My thought is to have three base classes, each with a "spec" they can choose at a certain level, leading to six total classes. The base classes are as follows:
Soldier - Melee and ranged DPS specs, heavy armor
Archon - Psychic powers, ranged and melee spec, light armor (augmented with powers)
Engineer - Utility and mechanical things, turret and battle droid specs (again, ranged, melee), medium armor (augmented with shield generators)
The specs:
Soldier -> Commando: Ranged spec
Soldier -> Knight: Melee spec
Archon -> Neuromancer: Ranged spec
Archon -> Templar: Melee spec
Engineer -> Siege Technician: Turrets (ranged)
Engineer -> Droid Keeper: Battle droids (melee)
Each spec will have some shared (and vital) powers with the other spec (for instance, all Archons will get Psychic Shield), and then powers that are specialized for their spec (for instance, a Neuromancer might get Cause Pain, while the Templar might get Psychic Slash).
There will be no dedicated tanks or healers, I find that entire situation to be an antiquated model. Instead, all characters will have the capability to augment their defense for short periods of time, allowing any character to "tank". In fact, if this goes off the way I hope, tanking will become something that cycles in a fight. How we make the agro mechanics work for this, I'm not sure, but I'll think about it. Healing items will be plentiful, and most specs will have some kind of "attack and heal" mechanic for group healing (engineers will have some kind of healing bot they can toss down, Archons will have some sort of healing pulse, soldiers will have some kind of first aid...things that you weave in to your normal actions to heal the group).

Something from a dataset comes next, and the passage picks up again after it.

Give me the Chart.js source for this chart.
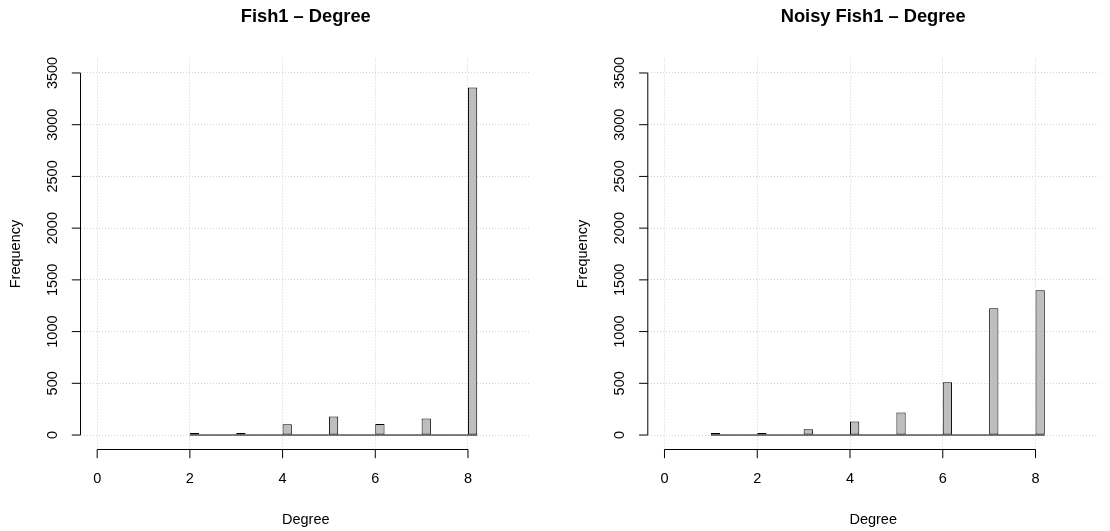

I think removing the tank/healer mechanic as a single role and putting that on everyone's shoulders takes a lot of burden off of one or two people to carry an entire party of adventurers. As a long, long time MMO tank, this is something I would welcome. The other thing it does is allow a game that will have a low'ish population (lets just be honest) to have a lot of group content without requiring one or two specialized classes. You should be able to take a group of all Archons, or half Archons and half Soldiers, or whatever, and complete group content.
Also note, because this is a MUD, "ranged and melee" have a bit less meaning. There will be a formation system in the grouping, which will let ranged characters "stand back", but really it's more thematic. In the end, the Command and Knight will seem similar in execution, but one will have ranged themed attacks and the other melee.
Fatigue. Or whatever you want to call it. Some number that increases every time you're hit by a dude, but passively decreases otherwise. The higher your fatigue, the less effective your defenses are. This would force a group to play pass the parcel, since even the manliest of mans will eventually be so fatigued that a stiff breeze would knock him over. But as long as the group shares the 'aggro', by the time it comes back round to you, you should be ready to take some hits again. This would obviously mean that everyone would need some sort of taunt or aggro drop. The thing I like about something like this is that tanky stats like stamina are still valuable, but it actively discourages any individual from going full tank.
Random aggro that switches throughout a fight. There could be taunts on relatively long timers for "oh-shit" moments, but otherwise everyone will just need to be ready to tank, whenever. It could be kind of cool in that everyone would need to be capable and prepared to switch what they were doing in order to tank some damage at any moment. Personally I don't think this would work that well because A) a group could get completely fucked by the RNG repeatedly targetting the squishiest person, and it doesn't really encourage strategy of any sort.
Regardless, I am in favour of a more binary sort of aggro (either you have it or you don't) over the traditional "everyone has an aggro rating and the person with the highest rating is the one getting hit". I feel like the only time the traditional system actually impacts strategy is when it actively discourages people from dealing damage because otherwise they're gonna get spanked. And that's not fun.